>> Start Provided material

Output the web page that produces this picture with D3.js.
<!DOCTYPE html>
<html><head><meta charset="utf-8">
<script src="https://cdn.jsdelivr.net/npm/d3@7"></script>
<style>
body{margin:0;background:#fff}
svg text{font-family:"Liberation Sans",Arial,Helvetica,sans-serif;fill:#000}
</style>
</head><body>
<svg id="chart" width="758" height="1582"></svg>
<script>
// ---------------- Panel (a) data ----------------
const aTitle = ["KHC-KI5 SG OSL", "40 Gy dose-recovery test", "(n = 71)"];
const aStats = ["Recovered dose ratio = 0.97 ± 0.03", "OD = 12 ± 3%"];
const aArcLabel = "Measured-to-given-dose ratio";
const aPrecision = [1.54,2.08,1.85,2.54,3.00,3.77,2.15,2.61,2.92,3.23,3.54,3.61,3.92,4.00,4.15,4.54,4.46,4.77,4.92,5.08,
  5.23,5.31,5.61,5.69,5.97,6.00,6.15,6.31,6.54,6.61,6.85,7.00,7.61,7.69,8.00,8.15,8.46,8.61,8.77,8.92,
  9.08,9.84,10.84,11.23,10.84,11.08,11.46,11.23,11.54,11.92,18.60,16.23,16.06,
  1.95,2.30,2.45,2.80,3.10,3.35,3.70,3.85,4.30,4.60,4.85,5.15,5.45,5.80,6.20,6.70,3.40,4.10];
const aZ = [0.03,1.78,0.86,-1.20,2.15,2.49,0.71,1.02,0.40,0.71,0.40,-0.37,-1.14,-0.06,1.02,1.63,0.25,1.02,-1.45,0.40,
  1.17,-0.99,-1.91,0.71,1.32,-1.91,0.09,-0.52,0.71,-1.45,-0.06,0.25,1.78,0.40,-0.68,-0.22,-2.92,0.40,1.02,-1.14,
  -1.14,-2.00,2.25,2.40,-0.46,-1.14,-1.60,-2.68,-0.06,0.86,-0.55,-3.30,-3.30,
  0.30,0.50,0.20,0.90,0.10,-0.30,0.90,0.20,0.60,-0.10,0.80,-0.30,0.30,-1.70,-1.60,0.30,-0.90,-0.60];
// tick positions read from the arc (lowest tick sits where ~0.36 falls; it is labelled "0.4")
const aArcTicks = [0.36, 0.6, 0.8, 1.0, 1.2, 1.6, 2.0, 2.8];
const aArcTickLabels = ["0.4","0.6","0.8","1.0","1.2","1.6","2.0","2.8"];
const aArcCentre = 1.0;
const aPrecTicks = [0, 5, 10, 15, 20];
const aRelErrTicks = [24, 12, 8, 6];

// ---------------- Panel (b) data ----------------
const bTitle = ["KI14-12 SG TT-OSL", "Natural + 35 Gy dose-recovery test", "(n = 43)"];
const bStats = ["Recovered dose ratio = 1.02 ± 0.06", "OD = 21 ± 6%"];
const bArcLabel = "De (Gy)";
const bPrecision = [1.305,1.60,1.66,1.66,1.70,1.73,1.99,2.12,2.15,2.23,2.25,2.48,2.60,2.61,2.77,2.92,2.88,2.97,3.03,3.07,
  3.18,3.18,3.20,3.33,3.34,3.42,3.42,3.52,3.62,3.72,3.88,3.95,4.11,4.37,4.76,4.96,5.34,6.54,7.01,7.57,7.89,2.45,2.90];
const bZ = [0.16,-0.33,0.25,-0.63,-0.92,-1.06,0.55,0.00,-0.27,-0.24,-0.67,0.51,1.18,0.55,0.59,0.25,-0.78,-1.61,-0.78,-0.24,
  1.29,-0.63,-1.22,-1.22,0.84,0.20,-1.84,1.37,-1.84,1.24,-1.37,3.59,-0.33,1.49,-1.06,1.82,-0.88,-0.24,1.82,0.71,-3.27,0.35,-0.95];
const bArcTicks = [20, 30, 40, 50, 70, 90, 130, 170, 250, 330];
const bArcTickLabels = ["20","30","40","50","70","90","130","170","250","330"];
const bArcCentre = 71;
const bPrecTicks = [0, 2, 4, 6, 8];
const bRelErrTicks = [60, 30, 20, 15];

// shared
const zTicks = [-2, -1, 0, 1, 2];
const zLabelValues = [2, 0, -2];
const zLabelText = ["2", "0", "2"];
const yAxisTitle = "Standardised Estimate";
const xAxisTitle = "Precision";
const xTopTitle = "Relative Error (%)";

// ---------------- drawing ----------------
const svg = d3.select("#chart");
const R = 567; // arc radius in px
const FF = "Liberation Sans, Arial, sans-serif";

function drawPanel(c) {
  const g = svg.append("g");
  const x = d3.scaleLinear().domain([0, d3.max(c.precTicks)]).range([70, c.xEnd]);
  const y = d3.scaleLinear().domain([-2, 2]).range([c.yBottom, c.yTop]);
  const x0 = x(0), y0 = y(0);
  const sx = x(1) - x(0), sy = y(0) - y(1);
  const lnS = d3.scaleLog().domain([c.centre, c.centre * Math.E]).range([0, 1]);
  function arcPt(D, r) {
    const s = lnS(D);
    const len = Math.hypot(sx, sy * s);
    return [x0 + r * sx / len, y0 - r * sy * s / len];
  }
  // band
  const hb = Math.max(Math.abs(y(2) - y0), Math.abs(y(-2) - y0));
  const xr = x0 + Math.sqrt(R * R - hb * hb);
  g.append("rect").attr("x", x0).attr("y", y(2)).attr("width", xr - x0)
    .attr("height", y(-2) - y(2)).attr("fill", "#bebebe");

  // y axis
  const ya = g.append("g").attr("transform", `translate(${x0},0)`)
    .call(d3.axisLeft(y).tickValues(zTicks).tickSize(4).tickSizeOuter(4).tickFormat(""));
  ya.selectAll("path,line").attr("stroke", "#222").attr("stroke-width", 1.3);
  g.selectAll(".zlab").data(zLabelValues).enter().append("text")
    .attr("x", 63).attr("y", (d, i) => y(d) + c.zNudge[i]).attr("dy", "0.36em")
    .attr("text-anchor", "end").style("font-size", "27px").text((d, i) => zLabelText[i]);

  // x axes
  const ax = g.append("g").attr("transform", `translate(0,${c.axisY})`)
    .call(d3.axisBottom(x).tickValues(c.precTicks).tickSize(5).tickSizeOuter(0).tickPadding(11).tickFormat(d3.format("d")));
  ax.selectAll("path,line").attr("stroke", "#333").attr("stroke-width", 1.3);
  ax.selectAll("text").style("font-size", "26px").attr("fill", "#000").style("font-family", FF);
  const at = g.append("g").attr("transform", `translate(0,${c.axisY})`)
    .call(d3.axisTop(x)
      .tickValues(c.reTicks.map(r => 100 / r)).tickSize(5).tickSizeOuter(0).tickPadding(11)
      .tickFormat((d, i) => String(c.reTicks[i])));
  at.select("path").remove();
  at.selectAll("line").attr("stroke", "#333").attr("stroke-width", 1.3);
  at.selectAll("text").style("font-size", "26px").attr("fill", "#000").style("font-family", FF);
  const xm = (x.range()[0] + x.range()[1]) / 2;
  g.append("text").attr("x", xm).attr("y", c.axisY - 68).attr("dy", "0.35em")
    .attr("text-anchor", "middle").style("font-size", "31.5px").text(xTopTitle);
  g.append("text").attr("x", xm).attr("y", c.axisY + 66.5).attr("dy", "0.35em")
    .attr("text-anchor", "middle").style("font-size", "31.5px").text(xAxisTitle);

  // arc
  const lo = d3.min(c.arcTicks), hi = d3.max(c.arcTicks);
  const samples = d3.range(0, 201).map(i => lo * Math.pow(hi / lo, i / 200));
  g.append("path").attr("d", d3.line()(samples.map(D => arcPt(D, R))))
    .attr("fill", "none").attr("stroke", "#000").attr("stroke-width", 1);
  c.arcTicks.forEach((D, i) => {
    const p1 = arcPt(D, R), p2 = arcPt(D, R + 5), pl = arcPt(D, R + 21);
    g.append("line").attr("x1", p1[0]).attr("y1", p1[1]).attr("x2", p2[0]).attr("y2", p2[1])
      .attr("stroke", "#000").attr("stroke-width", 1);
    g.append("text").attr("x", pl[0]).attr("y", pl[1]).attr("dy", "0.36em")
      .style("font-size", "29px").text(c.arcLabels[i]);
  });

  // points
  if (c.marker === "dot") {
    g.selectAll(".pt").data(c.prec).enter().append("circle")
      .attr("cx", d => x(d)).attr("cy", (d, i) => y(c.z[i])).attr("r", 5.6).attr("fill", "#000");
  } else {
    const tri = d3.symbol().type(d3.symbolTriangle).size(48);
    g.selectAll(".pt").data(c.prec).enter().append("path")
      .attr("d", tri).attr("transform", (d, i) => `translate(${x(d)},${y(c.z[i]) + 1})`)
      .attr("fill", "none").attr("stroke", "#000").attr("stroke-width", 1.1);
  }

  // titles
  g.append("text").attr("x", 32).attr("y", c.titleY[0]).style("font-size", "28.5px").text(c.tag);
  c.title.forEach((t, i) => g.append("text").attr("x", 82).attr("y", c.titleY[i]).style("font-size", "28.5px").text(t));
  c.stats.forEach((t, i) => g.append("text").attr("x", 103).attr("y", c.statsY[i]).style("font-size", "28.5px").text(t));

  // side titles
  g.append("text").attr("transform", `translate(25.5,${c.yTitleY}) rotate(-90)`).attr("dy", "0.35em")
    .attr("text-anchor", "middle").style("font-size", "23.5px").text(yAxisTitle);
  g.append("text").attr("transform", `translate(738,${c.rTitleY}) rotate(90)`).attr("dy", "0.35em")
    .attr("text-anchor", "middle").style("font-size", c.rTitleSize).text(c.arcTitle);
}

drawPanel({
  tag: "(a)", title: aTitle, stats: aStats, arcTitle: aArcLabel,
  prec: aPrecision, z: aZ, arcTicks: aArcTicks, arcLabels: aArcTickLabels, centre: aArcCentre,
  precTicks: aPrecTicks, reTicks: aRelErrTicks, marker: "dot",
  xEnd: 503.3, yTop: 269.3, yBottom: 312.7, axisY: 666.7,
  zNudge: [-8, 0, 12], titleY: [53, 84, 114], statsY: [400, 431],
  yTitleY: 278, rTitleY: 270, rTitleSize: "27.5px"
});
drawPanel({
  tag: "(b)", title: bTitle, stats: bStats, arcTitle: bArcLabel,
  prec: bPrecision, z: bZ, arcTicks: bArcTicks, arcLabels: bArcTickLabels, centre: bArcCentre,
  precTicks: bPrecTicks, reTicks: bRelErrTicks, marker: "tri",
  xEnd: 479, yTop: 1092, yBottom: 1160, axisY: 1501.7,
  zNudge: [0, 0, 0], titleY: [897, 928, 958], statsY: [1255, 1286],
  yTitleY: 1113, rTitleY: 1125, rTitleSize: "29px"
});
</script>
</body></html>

>> End Provided material

• The problem
The lines from the top of the data above down to the line containing "const aRelErrTicks = [24, 12, 8, 6];" are to be copied exactly; no other line should appear.

• Response to the exercise
Output the web page that produces this picture with D3.js.
<!DOCTYPE html>
<html><head><meta charset="utf-8">
<script src="https://cdn.jsdelivr.net/npm/d3@7"></script>
<style>
body{margin:0;background:#fff}
svg text{font-family:"Liberation Sans",Arial,Helvetica,sans-serif;fill:#000}
</style>
</head><body>
<svg id="chart" width="758" height="1582"></svg>
<script>
// ---------------- Panel (a) data ----------------
const aTitle = ["KHC-KI5 SG OSL", "40 Gy dose-recovery test", "(n = 71)"];
const aStats = ["Recovered dose ratio = 0.97 ± 0.03", "OD = 12 ± 3%"];
const aArcLabel = "Measured-to-given-dose ratio";
const aPrecision = [1.54,2.08,1.85,2.54,3.00,3.77,2.15,2.61,2.92,3.23,3.54,3.61,3.92,4.00,4.15,4.54,4.46,4.77,4.92,5.08,
  5.23,5.31,5.61,5.69,5.97,6.00,6.15,6.31,6.54,6.61,6.85,7.00,7.61,7.69,8.00,8.15,8.46,8.61,8.77,8.92,
  9.08,9.84,10.84,11.23,10.84,11.08,11.46,11.23,11.54,11.92,18.60,16.23,16.06,
  1.95,2.30,2.45,2.80,3.10,3.35,3.70,3.85,4.30,4.60,4.85,5.15,5.45,5.80,6.20,6.70,3.40,4.10];
const aZ = [0.03,1.78,0.86,-1.20,2.15,2.49,0.71,1.02,0.40,0.71,0.40,-0.37,-1.14,-0.06,1.02,1.63,0.25,1.02,-1.45,0.40,
  1.17,-0.99,-1.91,0.71,1.32,-1.91,0.09,-0.52,0.71,-1.45,-0.06,0.25,1.78,0.40,-0.68,-0.22,-2.92,0.40,1.02,-1.14,
  -1.14,-2.00,2.25,2.40,-0.46,-1.14,-1.60,-2.68,-0.06,0.86,-0.55,-3.30,-3.30,
  0.30,0.50,0.20,0.90,0.10,-0.30,0.90,0.20,0.60,-0.10,0.80,-0.30,0.30,-1.70,-1.60,0.30,-0.90,-0.60];
// tick positions read from the arc (lowest tick sits where ~0.36 falls; it is labelled "0.4")
const aArcTicks = [0.36, 0.6, 0.8, 1.0, 1.2, 1.6, 2.0, 2.8];
const aArcTickLabels = ["0.4","0.6","0.8","1.0","1.2","1.6","2.0","2.8"];
const aArcCentre = 1.0;
const aPrecTicks = [0, 5, 10, 15, 20];
const aRelErrTicks = [24, 12, 8, 6];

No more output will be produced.